If you imagine the four corners of a 2x2 box (yes, that is a square), the you end up with corners at these four points.
( 0.5, 0.5)( 0.5, -0.5)(-0.5, 0.5)(-0.5, -0.5)
All corners of the box are defined in the same way, so we can make all of them behave like they're the top right corner, (0.5, 0.5). The top-right corner point is exactly the size we've defined.
point.abs() will move whatever point we give the sd_box function into the top-right quadrant, so we can treat it like its a offset from the top-right corner.
Then point.abs() - size gives us the vector from the corner of the box to our point. This is because a vector from (0,0) to point.abs() and a second vector from (0,0) to size give us two sides of a triangle. Subtracting the two vectors gives us the vector that would fit as the third side of the triangle.
Given a point of (-2,-3), .abs() gives us (2,3) and subtracting a size of (2,2) leaves us with (0,1).
All we have is distance
When the distance returned from the sdf shape function is 0, you are on the edge of the shape. If it's negative, you're inside the shape, and if its positive you're outside the shape.

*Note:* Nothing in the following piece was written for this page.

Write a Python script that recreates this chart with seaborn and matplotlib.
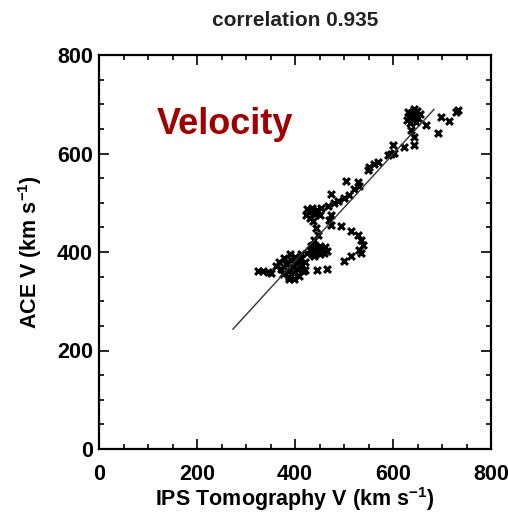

Even though we've visualized the algorithms with additional information, the distance is all the information we get from this algorithm. So from the perspective of our program, all we know is that there is something N distance away from the point we've chosen. We don't know what direction the shape is in, just how far away the closest point is.
We can visualize this by taking the position of our mouse cursor as the point, using that as input to the sdf, and drawing a circle with a radius of the f32 result around our cursor. As we move the cursor around the scene, the circle is always touching the closest shape in the scene.
So if you move the cursor around enough, you can figure out what sdf function we're using, but any given individual position isn't enough.
It may be easier if we "turn the lights on". We can render the sdf shape by using every pixel location on the screen as a point input to the sdf function. Any distance result for these points that is 0 or lower means we're on the shape's edge or inside of it, so we'll render that one color. Any positive distance we'll render as another color.